### Written instruction
Extract all lines in the data that contain the word "image".

### Records for the exercise
════════════════════

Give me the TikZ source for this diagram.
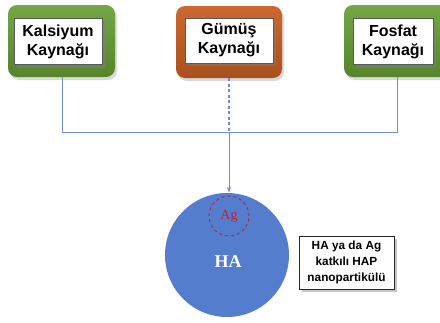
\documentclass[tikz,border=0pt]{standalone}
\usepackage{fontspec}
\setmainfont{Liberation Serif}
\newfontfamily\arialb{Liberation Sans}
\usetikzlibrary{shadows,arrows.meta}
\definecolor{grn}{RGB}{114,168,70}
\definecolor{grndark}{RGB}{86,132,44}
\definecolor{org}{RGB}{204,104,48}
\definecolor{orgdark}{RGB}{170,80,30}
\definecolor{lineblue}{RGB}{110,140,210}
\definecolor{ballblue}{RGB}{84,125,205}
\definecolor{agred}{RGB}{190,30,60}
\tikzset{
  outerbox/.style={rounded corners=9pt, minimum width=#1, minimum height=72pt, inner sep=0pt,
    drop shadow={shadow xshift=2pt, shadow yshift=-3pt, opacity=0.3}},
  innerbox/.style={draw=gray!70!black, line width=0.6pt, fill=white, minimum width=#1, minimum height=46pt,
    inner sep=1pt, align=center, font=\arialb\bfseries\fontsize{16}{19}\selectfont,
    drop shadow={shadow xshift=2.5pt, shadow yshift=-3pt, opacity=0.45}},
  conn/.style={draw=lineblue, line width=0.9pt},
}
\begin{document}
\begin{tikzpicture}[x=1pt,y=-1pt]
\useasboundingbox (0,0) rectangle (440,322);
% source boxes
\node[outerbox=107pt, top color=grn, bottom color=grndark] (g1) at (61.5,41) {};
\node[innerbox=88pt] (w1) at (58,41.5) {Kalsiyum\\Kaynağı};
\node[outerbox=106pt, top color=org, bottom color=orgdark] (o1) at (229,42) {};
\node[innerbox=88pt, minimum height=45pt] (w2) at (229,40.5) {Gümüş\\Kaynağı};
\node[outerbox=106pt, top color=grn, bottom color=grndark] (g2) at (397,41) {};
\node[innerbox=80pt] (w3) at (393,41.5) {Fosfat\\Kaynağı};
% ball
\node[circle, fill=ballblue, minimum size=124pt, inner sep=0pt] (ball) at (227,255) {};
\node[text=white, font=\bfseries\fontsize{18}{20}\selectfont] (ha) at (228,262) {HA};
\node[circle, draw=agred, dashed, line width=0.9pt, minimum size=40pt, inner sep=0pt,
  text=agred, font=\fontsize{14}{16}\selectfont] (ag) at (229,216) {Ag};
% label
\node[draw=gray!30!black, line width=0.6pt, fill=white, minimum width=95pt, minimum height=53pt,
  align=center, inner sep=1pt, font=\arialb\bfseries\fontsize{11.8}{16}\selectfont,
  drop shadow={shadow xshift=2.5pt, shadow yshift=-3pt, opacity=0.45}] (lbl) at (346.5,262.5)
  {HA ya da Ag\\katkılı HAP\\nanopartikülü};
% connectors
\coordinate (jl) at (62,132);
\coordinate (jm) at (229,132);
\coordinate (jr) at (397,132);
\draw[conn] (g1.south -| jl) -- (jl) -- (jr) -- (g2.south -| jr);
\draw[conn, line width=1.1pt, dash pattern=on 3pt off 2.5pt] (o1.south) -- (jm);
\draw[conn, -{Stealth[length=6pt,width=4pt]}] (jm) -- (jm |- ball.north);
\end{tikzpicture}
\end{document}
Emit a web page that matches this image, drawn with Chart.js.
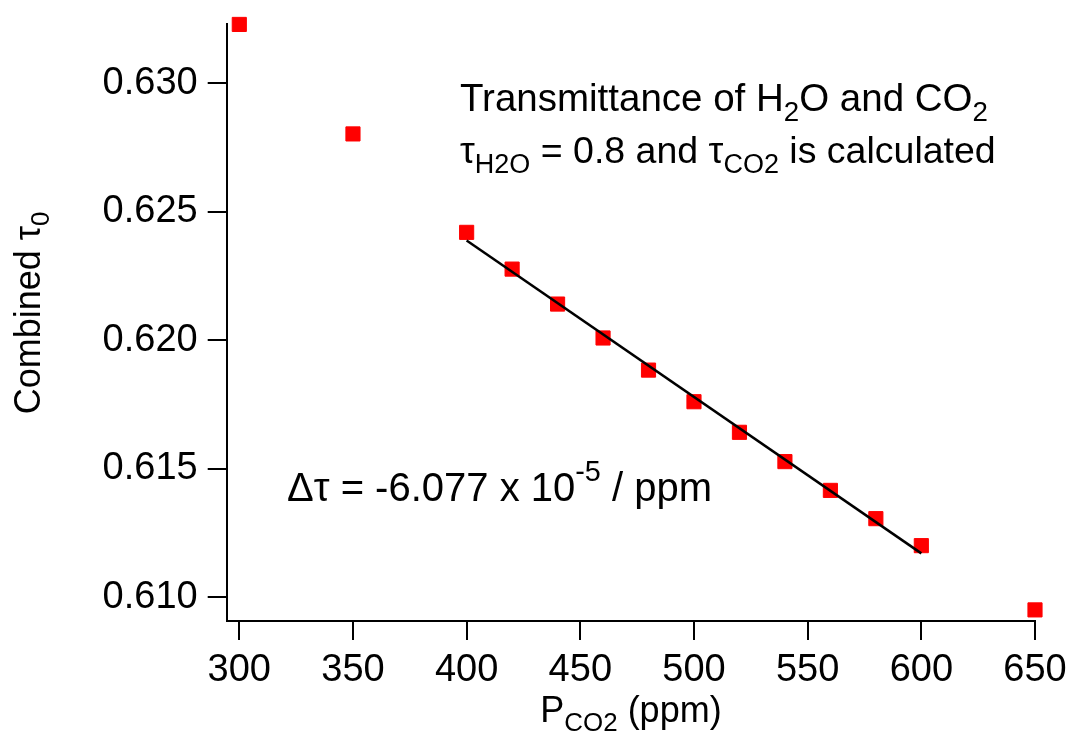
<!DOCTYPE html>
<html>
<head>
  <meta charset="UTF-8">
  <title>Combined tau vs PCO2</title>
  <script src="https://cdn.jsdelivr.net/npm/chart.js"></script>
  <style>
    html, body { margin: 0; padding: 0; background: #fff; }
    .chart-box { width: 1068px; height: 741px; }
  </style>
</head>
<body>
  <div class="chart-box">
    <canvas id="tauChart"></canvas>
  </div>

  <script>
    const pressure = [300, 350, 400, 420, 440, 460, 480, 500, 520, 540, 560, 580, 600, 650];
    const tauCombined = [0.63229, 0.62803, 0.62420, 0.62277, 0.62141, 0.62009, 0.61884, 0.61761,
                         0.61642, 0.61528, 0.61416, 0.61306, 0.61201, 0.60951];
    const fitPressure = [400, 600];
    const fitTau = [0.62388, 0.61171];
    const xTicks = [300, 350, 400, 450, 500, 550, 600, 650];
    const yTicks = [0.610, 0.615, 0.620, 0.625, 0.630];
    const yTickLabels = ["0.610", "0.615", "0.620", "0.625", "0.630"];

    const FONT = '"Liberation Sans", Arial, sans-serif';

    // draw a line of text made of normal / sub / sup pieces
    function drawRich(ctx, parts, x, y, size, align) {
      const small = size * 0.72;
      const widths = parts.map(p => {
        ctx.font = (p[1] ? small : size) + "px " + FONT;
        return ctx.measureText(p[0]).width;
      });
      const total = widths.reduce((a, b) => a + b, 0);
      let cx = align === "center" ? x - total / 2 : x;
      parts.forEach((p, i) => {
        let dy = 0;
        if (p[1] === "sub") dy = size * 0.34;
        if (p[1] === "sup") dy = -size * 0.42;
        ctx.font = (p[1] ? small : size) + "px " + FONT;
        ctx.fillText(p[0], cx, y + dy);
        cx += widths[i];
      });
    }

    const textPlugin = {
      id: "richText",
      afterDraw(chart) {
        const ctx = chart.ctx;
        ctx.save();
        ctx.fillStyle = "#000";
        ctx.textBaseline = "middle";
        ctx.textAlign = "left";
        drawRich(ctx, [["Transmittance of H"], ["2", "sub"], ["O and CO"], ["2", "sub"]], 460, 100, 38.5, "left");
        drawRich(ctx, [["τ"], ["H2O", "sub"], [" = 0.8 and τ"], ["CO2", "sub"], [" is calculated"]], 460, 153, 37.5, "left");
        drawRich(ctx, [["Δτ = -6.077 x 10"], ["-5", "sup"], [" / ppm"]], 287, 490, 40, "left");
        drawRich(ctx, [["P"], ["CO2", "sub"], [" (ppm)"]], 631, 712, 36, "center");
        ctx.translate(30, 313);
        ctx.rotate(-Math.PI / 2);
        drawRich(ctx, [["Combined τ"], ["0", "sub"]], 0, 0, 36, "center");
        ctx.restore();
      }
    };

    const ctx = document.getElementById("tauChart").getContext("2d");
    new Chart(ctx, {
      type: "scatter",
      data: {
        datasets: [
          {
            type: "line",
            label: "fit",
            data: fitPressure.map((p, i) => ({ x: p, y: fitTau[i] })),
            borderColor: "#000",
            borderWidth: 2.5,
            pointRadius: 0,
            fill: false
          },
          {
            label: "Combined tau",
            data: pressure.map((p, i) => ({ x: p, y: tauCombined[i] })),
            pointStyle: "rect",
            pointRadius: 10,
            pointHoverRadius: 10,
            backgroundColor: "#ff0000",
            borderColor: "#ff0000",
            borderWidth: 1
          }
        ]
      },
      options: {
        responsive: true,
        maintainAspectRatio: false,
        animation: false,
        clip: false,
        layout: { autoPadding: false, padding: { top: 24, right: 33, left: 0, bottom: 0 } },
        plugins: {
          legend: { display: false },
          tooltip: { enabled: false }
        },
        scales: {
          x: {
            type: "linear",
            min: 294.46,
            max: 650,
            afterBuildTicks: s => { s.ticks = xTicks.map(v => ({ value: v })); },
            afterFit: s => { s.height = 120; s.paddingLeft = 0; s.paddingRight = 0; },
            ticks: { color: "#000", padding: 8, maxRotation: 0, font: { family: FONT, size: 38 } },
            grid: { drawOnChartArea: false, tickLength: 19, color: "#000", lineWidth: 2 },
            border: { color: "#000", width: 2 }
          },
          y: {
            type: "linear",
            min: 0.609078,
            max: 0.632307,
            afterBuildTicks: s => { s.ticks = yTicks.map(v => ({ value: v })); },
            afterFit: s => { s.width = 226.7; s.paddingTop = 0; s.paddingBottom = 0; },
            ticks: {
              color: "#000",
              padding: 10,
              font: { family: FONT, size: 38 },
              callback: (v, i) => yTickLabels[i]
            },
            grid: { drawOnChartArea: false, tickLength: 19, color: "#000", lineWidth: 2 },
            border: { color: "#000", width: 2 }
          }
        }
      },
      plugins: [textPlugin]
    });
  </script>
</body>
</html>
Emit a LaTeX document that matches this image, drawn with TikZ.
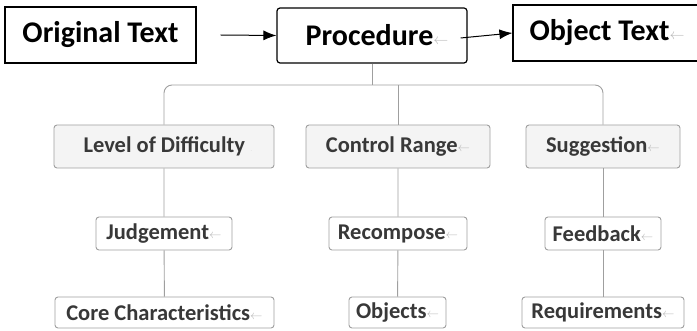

════════════════════

### Finished answer
Emit a web page that matches this image, drawn with Chart.js.
Emit a LaTeX document that matches this image, drawn with TikZ.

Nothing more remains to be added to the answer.